With the pictures left out, copy the listing below exactly.

Given material:
────────────────────────────────────────

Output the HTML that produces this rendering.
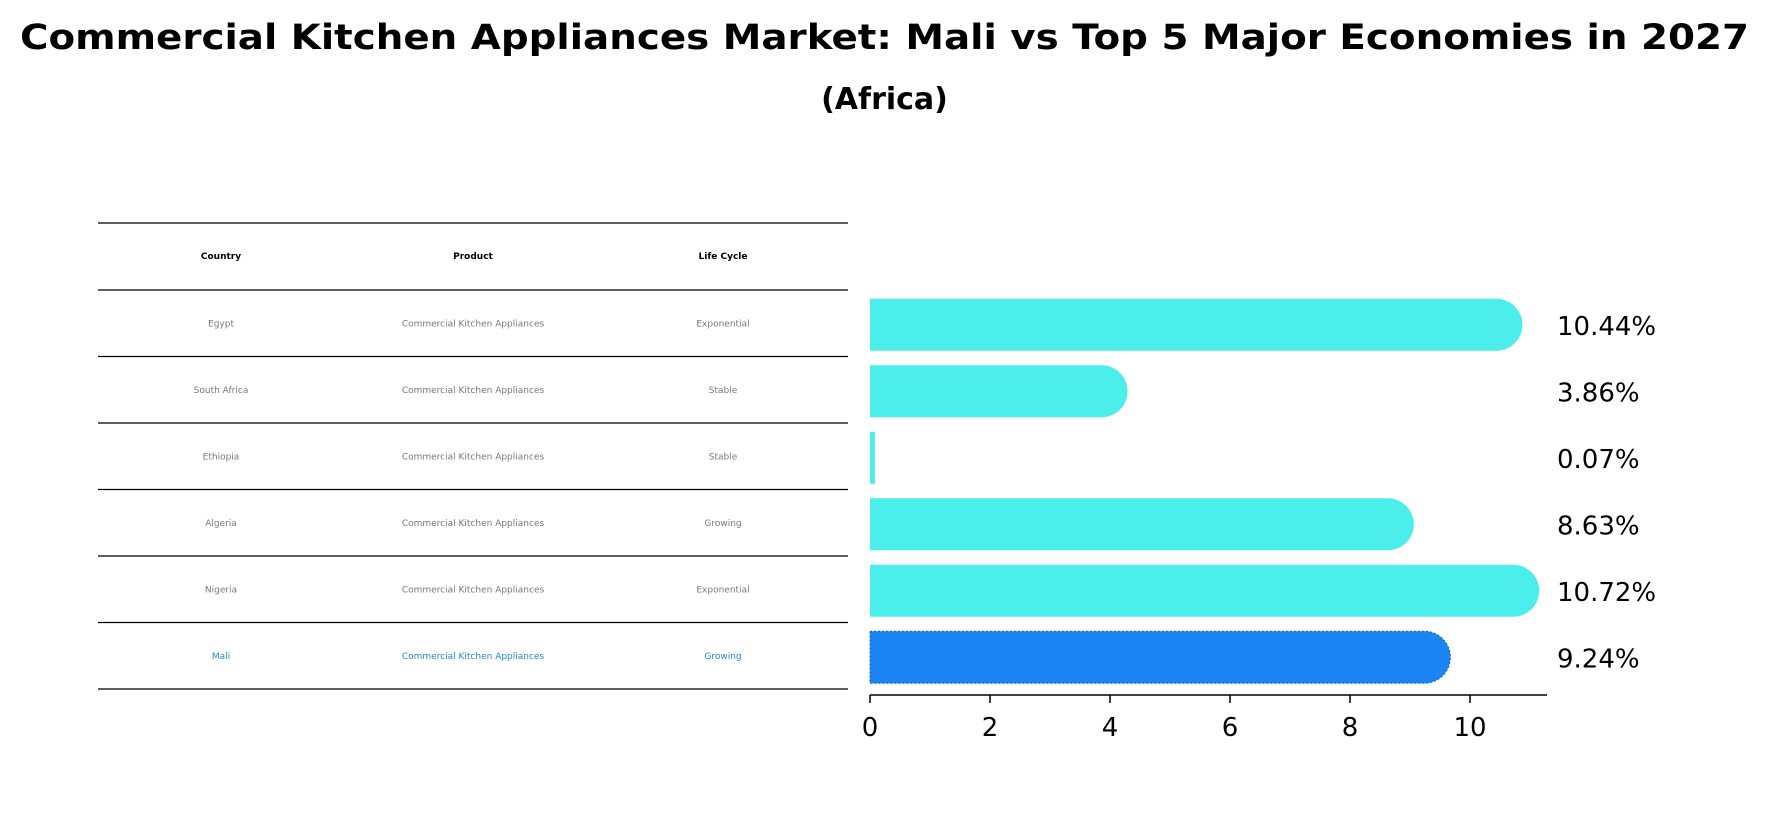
<!DOCTYPE html>
<html><head><meta charset="utf-8"><style>
body{margin:0;background:#fff;}
svg{display:block;font-family:"DejaVu Sans","Liberation Sans",sans-serif;}
</style></head><body>
<svg id="chart" width="1769" height="823" viewBox="0 0 1769 823">
<text x="884.5" y="49" text-anchor="middle" font-size="35" font-weight="bold" textLength="1729" lengthAdjust="spacingAndGlyphs">Commercial Kitchen Appliances Market: Mali vs Top 5 Major Economies in 2027</text>
<text x="884.5" y="109" text-anchor="middle" font-size="30" font-weight="bold">(Africa)</text>
<g id="table"></g>
<g id="bars"></g>
<g id="axis"></g>
</svg>
<script>
const countries = ["Egypt","South Africa","Ethiopia","Algeria","Nigeria","Mali"];
const products = ["Commercial Kitchen Appliances","Commercial Kitchen Appliances","Commercial Kitchen Appliances","Commercial Kitchen Appliances","Commercial Kitchen Appliances","Commercial Kitchen Appliances"];
const lifeCycles = ["Exponential","Stable","Stable","Growing","Exponential","Growing"];
const values = [10.44, 3.86, 0.07, 8.63, 10.72, 9.24];
const xTicks = [0, 2, 4, 6, 8, 10];
const headers = ["Country","Product","Life Cycle"];

const NS = "http://www.w3.org/2000/svg";
function mk(tag, attrs, parent){const e=document.createElementNS(NS,tag);for(const k in attrs)e.setAttribute(k,attrs[k]);parent.appendChild(e);return e;}
const x0 = 870, unit = 60;
function xs(v){return x0 + v*unit;}
const rowTop = 290, rowH = 66.5;
function yc(i){return rowTop + rowH*i + rowH/2 + 1.5;}

// table
const table = document.getElementById('table');
const colX = [221, 473, 723];
const lineYs = [223];
for(let i=0;i<=countries.length;i++) lineYs.push(rowTop + rowH*i);
lineYs.forEach((y,i)=>{
  const l = mk('line',{x1:98,x2:848,y1:y,y2:y,stroke:'#000','stroke-width':1.3},table);
  
  
});
headers.forEach((h,j)=>{
  const t = mk('text',{x:colX[j],y:259,'text-anchor':'middle','font-size':9,'font-weight':'bold',fill:'#000'},table);
  t.textContent=h;
  
  
});
countries.forEach((c,i)=>{
  const col = c==="Mali" ? '#1f86d6' : '#777';
  [c, products[i], lifeCycles[i]].forEach((s,j)=>{
    const t = mk('text',{x:colX[j],y:rowTop+rowH*i+rowH/2+3,'text-anchor':'middle','font-size':9,fill:col},table);
    t.textContent=s;
    
    
  });
});

// bars
const bars = document.getElementById('bars');
const bh = 52, r = 26;
values.forEach((v,i)=>{
  const isMali = countries[i]==="Mali";
  const fill = isMali ? '#1a84f2' : '#4beeea';
  const cy = yc(i), top = cy-bh/2, xe = xs(v);
  let d;
  if (xe - x0 > r) {
    d = `M${x0},${top} L${xe},${top} A${r},${r} 0 0 1 ${xe},${top+bh} L${x0},${top+bh} Z`;
  } else {
    const w = Math.max(xe - x0, 5);
    d = `M${x0},${top} h${w} v${bh} h${-w} Z`;
  }
  const p = mk('path',{d:d,fill:fill},bars);
  if(isMali){p.setAttribute('stroke','#1565c0');p.setAttribute('stroke-dasharray','2 2');p.setAttribute('stroke-width','1');}
  
  
  const t = mk('text',{x:1557,y:cy+10,'font-size':26,fill:'#000'},bars);
  t.textContent = v.toFixed(2)+'%';
  
  
});

// axis
const axis = document.getElementById('axis');
const ay = 695;
const al = mk('line',{x1:x0,x2:1547,y1:ay,y2:ay,stroke:'#000','stroke-width':1.5},axis);


xTicks.forEach(v=>{
  const tk = mk('line',{x1:xs(v),x2:xs(v),y1:ay,y2:ay+8,stroke:'#000','stroke-width':1.5},axis);
  
  
  const t = mk('text',{x:xs(v),y:736,'text-anchor':'middle','font-size':26,fill:'#000'},axis);
  t.textContent = String(v);
  
  
});
</script>
</body></html>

────────────────────────────────────────

Finished answer:
Output the HTML that produces this rendering.
<!DOCTYPE html>
<html><head><meta charset="utf-8"><style>
body{margin:0;background:#fff;}
svg{display:block;font-family:"DejaVu Sans","Liberation Sans",sans-serif;}
</style></head><body>
<svg id="chart" width="1769" height="823" viewBox="0 0 1769 823">
<text x="884.5" y="49" text-anchor="middle" font-size="35" font-weight="bold" textLength="1729" lengthAdjust="spacingAndGlyphs">Commercial Kitchen Appliances Market: Mali vs Top 5 Major Economies in 2027</text>
<text x="884.5" y="109" text-anchor="middle" font-size="30" font-weight="bold">(Africa)</text>
<g id="table"></g>
<g id="bars"></g>
<g id="axis"></g>
</svg>
<script>
const countries = ["Egypt","South Africa","Ethiopia","Algeria","Nigeria","Mali"];
const products = ["Commercial Kitchen Appliances","Commercial Kitchen Appliances","Commercial Kitchen Appliances","Commercial Kitchen Appliances","Commercial Kitchen Appliances","Commercial Kitchen Appliances"];
const lifeCycles = ["Exponential","Stable","Stable","Growing","Exponential","Growing"];
const values = [10.44, 3.86, 0.07, 8.63, 10.72, 9.24];
const xTicks = [0, 2, 4, 6, 8, 10];
const headers = ["Country","Product","Life Cycle"];

const NS = "http://www.w3.org/2000/svg";
function mk(tag, attrs, parent){const e=document.createElementNS(NS,tag);for(const k in attrs)e.setAttribute(k,attrs[k]);parent.appendChild(e);return e;}
const x0 = 870, unit = 60;
function xs(v){return x0 + v*unit;}
const rowTop = 290, rowH = 66.5;
function yc(i){return rowTop + rowH*i + rowH/2 + 1.5;}

// table
const table = document.getElementById('table');
const colX = [221, 473, 723];
const lineYs = [223];
for(let i=0;i<=countries.length;i++) lineYs.push(rowTop + rowH*i);
lineYs.forEach((y,i)=>{
  const l = mk('line',{x1:98,x2:848,y1:y,y2:y,stroke:'#000','stroke-width':1.3},table);
  
  
});
headers.forEach((h,j)=>{
  const t = mk('text',{x:colX[j],y:259,'text-anchor':'middle','font-size':9,'font-weight':'bold',fill:'#000'},table);
  t.textContent=h;
  
  
});
countries.forEach((c,i)=>{
  const col = c==="Mali" ? '#1f86d6' : '#777';
  [c, products[i], lifeCycles[i]].forEach((s,j)=>{
    const t = mk('text',{x:colX[j],y:rowTop+rowH*i+rowH/2+3,'text-anchor':'middle','font-size':9,fill:col},table);
    t.textContent=s;
    
    
  });
});

// bars
const bars = document.getElementById('bars');
const bh = 52, r = 26;
values.forEach((v,i)=>{
  const isMali = countries[i]==="Mali";
  const fill = isMali ? '#1a84f2' : '#4beeea';
  const cy = yc(i), top = cy-bh/2, xe = xs(v);
  let d;
  if (xe - x0 > r) {
    d = `M${x0},${top} L${xe},${top} A${r},${r} 0 0 1 ${xe},${top+bh} L${x0},${top+bh} Z`;
  } else {
    const w = Math.max(xe - x0, 5);
    d = `M${x0},${top} h${w} v${bh} h${-w} Z`;
  }
  const p = mk('path',{d:d,fill:fill},bars);
  if(isMali){p.setAttribute('stroke','#1565c0');p.setAttribute('stroke-dasharray','2 2');p.setAttribute('stroke-width','1');}
  
  
  const t = mk('text',{x:1557,y:cy+10,'font-size':26,fill:'#000'},bars);
  t.textContent = v.toFixed(2)+'%';
  
  
});

// axis
const axis = document.getElementById('axis');
const ay = 695;
const al = mk('line',{x1:x0,x2:1547,y1:ay,y2:ay,stroke:'#000','stroke-width':1.5},axis);


xTicks.forEach(v=>{
  const tk = mk('line',{x1:xs(v),x2:xs(v),y1:ay,y2:ay+8,stroke:'#000','stroke-width':1.5},axis);
  
  
  const t = mk('text',{x:xs(v),y:736,'text-anchor':'middle','font-size':26,fill:'#000'},axis);
  t.textContent = String(v);
  
  
});
</script>
</body></html>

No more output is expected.